The technology found that one out of five residents screened had some sort of significant disease that required medical attention, Rhew said.
“The problem is the data-acquisition piece and the workflow and the reimbursement [for health care providers] and the alignment [with other care priorities] – getting it into a complex health system,” he said.
However, AI-powered, automated retinal image scanners also can be “put in a box” and located in shopping centres, schools, churches and other public spaces, he added.
“We have to think about new models for [health] care,” Rhew said. “Public-private partnership is going to be one of those new models, and understanding how we can leverage amazing technologies.”
Where could AI be used in health care systems?
AI could lead to faster, more accurate diagnoses, predict the development of disease, support doctors with treatment decisions, and help manage the demand for hospital beds.
Examples of AI use cases in health care, according to clinician-scientists interviewed for an article by health writer Lisa D. Ellis and published by Harvard Medical School, include:
Workforce needs to be trained and empowered to use AI tools
Rhew said another example of AI in health care is the development of AI-enabled electrocardiograms that can predict increased cardiovascular risk and mortality in patients within the next few years.
He noted that Microsoft last month announced it’s testing a new product that “orchestrates” autonomous AI agents for multidisciplinary care teams. The product’s initial framework is designed to study the health care agent orchestrator for assisting tumour boards, a group of multi-specialty oncologists that reviews tumours to determine treatment for patients.
The AI-powered agent orchestrator will help “surface, summarize and take action on relevant multi-model medical information” to decrease the time of tumour board review from hours to minutes, said Dr. Joshua Warner, a radiologist at the University of Wisconsin Health.
The agent orchestrator is in use by cancer teams at Stanford University, Johns Hopkins University, Providence Genomics, Mass General Brigham and the University of Wisconsin School of Medicine and Public Health, according to an article in Fierce Healthcare.

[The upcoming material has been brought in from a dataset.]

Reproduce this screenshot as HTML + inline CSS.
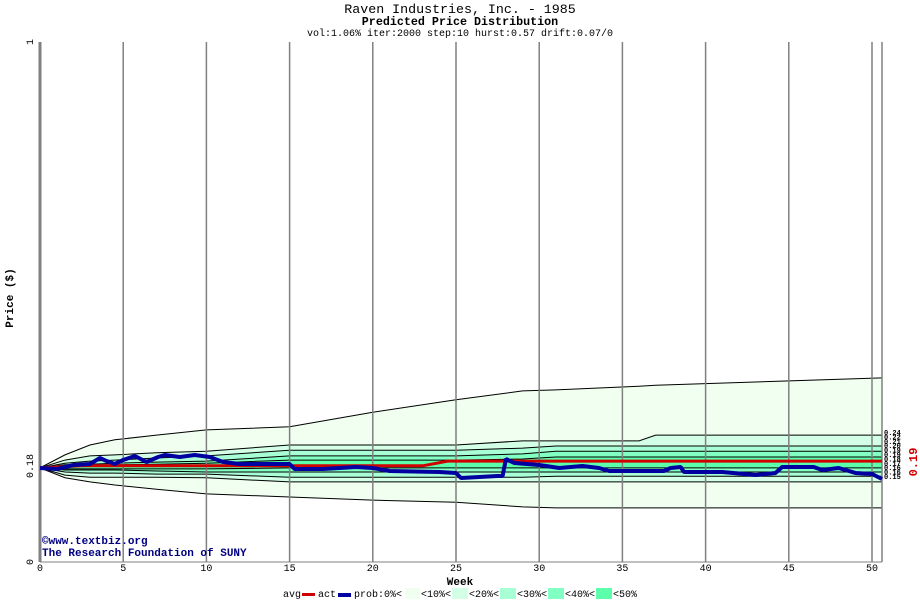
<!DOCTYPE html>
<html><head><meta charset="utf-8"><style>
body{margin:0;background:#fff;width:920px;height:600px;overflow:hidden;font-family:"Liberation Mono","DejaVu Sans Mono",monospace}
svg{display:block}
</style></head><body>
<svg id="c" width="920" height="600" xmlns="http://www.w3.org/2000/svg"></svg>
<script>
const weeks=[0,1.5,3,4.5,7,10,15,20,25,29,31,36,37,50.6];
const band0Top=[.181,.206,.225,.235,.244,.254,.260,.288,.312,.329,.331,.338,.340,.354];
const band0Bot=[.181,.162,.154,.148,.140,.131,.125,.119,.115,.106,.104,.104,.104,.104];
const band1Top=[.181,.196,.204,.206,.210,.213,.225,.225,.225,.233,.233,.233,.244,.244];
const band1Bot=[.181,.167,.163,.163,.163,.162,.154,.154,.154,.154,.154,.154,.154,.154];
const band2Top=[.181,.190,.194,.196,.200,.204,.215,.215,.215,.219,.223,.223,.223,.223];
const band2Bot=[.181,.173,.171,.171,.169,.169,.163,.163,.163,.163,.165,.165,.165,.165];
const band3Top=[.181,.187,.188,.190,.192,.194,.204,.204,.204,.208,.213,.213,.213,.213];
const band3Bot=[.181,.177,.177,.177,.175,.173,.173,.173,.173,.173,.173,.173,.173,.173];
const band4Top=[.181,.185,.187,.187,.188,.190,.196,.196,.196,.198,.202,.202,.202,.202];
const band4Bot=[.181,.179,.179,.179,.179,.179,.181,.181,.181,.181,.181,.181,.181,.181];
const avgWeeks=[0,2.5,23,24.5,50.6];
const avgVals=[.181,.185,.185,.194,.194];
const actWeeks=[0,1,2,3,3.6,4,4.5,5,5.7,6.4,7.1,7.5,8.4,9.3,10.2,11,12,15,15.3,17,19,20,21,24,25,25.3,27.5,27.8,28,28.5,30,31.2,32.6,33.6,34.2,37.5,37.9,38.5,38.7,41,43,44.2,44.6,46.5,47,48,49,50,50.6];
const actVals=[.1808,.1788,.1865,.1885,.2,.1942,.1885,.1962,.2038,.1923,.2019,.2058,.2019,.2058,.2019,.1923,.1885,.1885,.1788,.1788,.1827,.1808,.175,.1731,.1712,.1615,.1654,.1654,.1981,.1904,.1865,.1808,.1846,.1808,.175,.175,.1808,.1827,.1731,.1731,.1673,.1712,.1827,.1827,.1769,.1808,.1712,.1692,.1596];
const xTicks=[0,5,10,15,20,25,30,35,40,45,50];
const endLabels=["0.24","0.22","0.21","0.20","0.19","0.19","0.18","0.17","0.16","0.16","0.15"];
const bandColors=["#f0fff0","#d2ffe6","#a8ffd6","#82ffc2","#5cffaa"];
const L=40,R=882,T=42,B=562;
const xs=w=>L+w*(872-L)/50;
const ys=v=>B-v*(B-T);
const svg=document.getElementById('c');const NS="http://www.w3.org/2000/svg";
function mk(t,a,p){const e=document.createElementNS(NS,t);for(const k in a)e.setAttribute(k,a[k]);(p||svg).appendChild(e);return e;}
function txt(s,a){const e=mk('text',a);e.textContent=s;return e;}
const tops=[band0Top,band1Top,band2Top,band3Top,band4Top],bots=[band0Bot,band1Bot,band2Bot,band3Bot,band4Bot];
for(let b=0;b<5;b++){
 let d='';weeks.forEach((w,i)=>d+=(i?'L':'M')+xs(w)+','+ys(tops[b][i]));
 for(let i=weeks.length-1;i>=0;i--)d+='L'+xs(weeks[i])+','+ys(bots[b][i]);
 const p=mk('path',{d:d+'Z',fill:bandColors[b],stroke:'none'});
 
 
}
for(let b=0;b<5;b++){[tops[b],bots[b]].forEach((arr,j)=>{
 const pts=weeks.map((w,i)=>xs(w)+','+ys(arr[i])).join(' ');
 const p=mk('polyline',{points:pts,fill:'none',stroke:'#000','stroke-width':1});
 
 
});}
xTicks.forEach(t=>{if(t>0){const g=mk('line',{x1:xs(t),x2:xs(t),y1:T,y2:B,stroke:'#808080','stroke-width':1.5});
 
 }
 const tl=txt(String(t),{x:xs(t),y:571,'font-size':10,'text-anchor':'middle',fill:'#000'});
 
 
});
mk('line',{x1:R,x2:R,y1:T,y2:B,stroke:'#808080','stroke-width':1.5,});
mk('line',{x1:L,x2:L,y1:T,y2:B,stroke:'#808080','stroke-width':3,});
mk('line',{x1:L,x2:R,y1:B,y2:B,stroke:'#808080','stroke-width':1,});
const ap=mk('polyline',{points:avgWeeks.map((w,i)=>xs(w)+','+ys(avgVals[i])).join(' '),fill:'none',stroke:'#d00000','stroke-width':3});


const bp=mk('polyline',{points:actWeeks.map((w,i)=>xs(w)+','+ys(actVals[i])).join(' '),fill:'none',stroke:'#0000a0','stroke-width':4,'stroke-linejoin':'bevel'});


endLabels.forEach((s,i)=>{const t=txt(s,{x:884,y:435+i*4.4,'font-size':7,'font-weight':'bold',fill:'#000'});
 
 });
</script>
<svg width="920" height="600" style="position:absolute;left:0;top:0" xmlns="http://www.w3.org/2000/svg" font-family="Liberation Mono, DejaVu Sans Mono, monospace">
<text x="460" y="13" font-size="13.3" text-anchor="middle">Raven Industries, Inc. - 1985</text>
<text x="460" y="25" font-size="11.7" font-weight="bold" text-anchor="middle">Predicted Price Distribution</text>
<text x="460" y="36" font-size="10" text-anchor="middle">vol:1.06% iter:2000 step:10 hurst:0.57 drift:0.07/0</text>
<text transform="translate(33,42) rotate(-90)" font-size="10" text-anchor="middle">1</text>
<text transform="translate(33,466) rotate(-90)" font-size="10" text-anchor="middle">0.18</text>
<text transform="translate(33,562) rotate(-90)" font-size="10" text-anchor="middle">0</text>
<text transform="translate(13,298) rotate(-90)" font-size="11" font-weight="bold" text-anchor="middle">Price ($)</text>
<text transform="translate(917,462) rotate(-90)" font-size="12" font-weight="bold" fill="#d00000" text-anchor="middle">0.19</text>
<text x="460" y="585" font-size="11" font-weight="bold" text-anchor="middle">Week</text>
<text x="42" y="544" font-size="11" font-weight="bold" fill="#000080">©www.textbiz.org</text>
<text x="42" y="556" font-size="11" font-weight="bold" fill="#000080">The Research Foundation of SUNY</text>
<g font-size="10">
<text x="283" y="597">avg</text><rect x="302" y="593" width="13" height="3" fill="#d00000"/>
<text x="318" y="597">act</text><rect x="338" y="593" width="13" height="4" fill="#0000a0"/>
<text x="354" y="597">prob:0%&lt;</text><rect x="405" y="588" width="15" height="11" fill="#f0fff0"/>
<text x="421" y="597">&lt;10%&lt;</text><rect x="452" y="588" width="16" height="11" fill="#d2ffe6"/>
<text x="469" y="597">&lt;20%&lt;</text><rect x="500" y="588" width="16" height="11" fill="#a8ffd6"/>
<text x="517" y="597">&lt;30%&lt;</text><rect x="548" y="588" width="16" height="11" fill="#82ffc2"/>
<text x="565" y="597">&lt;40%&lt;</text><rect x="596" y="588" width="16" height="11" fill="#5cffaa"/>
<text x="613" y="597">&lt;50%</text>
</g>
</svg>
</body></html>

The orchestrator has pre-configured agents, such as a radiology agent, a pathology agent, a cancer staging agent, a clinical guidelines agent and a clinical trials agent.
Rhew said the key to deploying AI effectively in health care is to have data that is organized, well curated, annotated and structured. AI can help “clean” datasets to make them usable.
It’s now possible to collaborate on data without physically transferring or sharing raw data, by using techniques like secure multi-party computation and data clean rooms – moving data into “secure enclaves,” he said.
Rhew pointed to the work by the U.S.-based Alliance for Artificial Intelligence in Healthcare, a multidisciplinary organization aimed at fostering creativity, collaboration and knowledge sharing to drive AI-enabled discovery of novel interventions and product solutions to improve patient outcomes and minimize costs across the entire health care spectrum.
AI technology can be deployed in health care systems initially in “low-risk, high-impact” use cases, such as doing laborious administrative tasks, streamlining workflow and reducing heavy workloads.
But before deploying AI in health care systems, care providers need to identify the type of AI models they can use, test these models on local datasets, and look for bias and other problems, Rhew said.
Most importantly, he noted, “We have to empower our workforce that knows how to use these tools. We have to rethink how we train people into their jobs.”
Canada, with its internationally respected post-secondary education system, can play an important role in this training, Rhew said. “Let’s move away from just building curriculums. Let’s start thinking about how we train individuals on how to use the AI to optimize their clinical performance.”
“If we do that, people will be able to be empowered to use this [AI technology], will have trust in it, and hopefully it will lead to better [patient] outcomes.”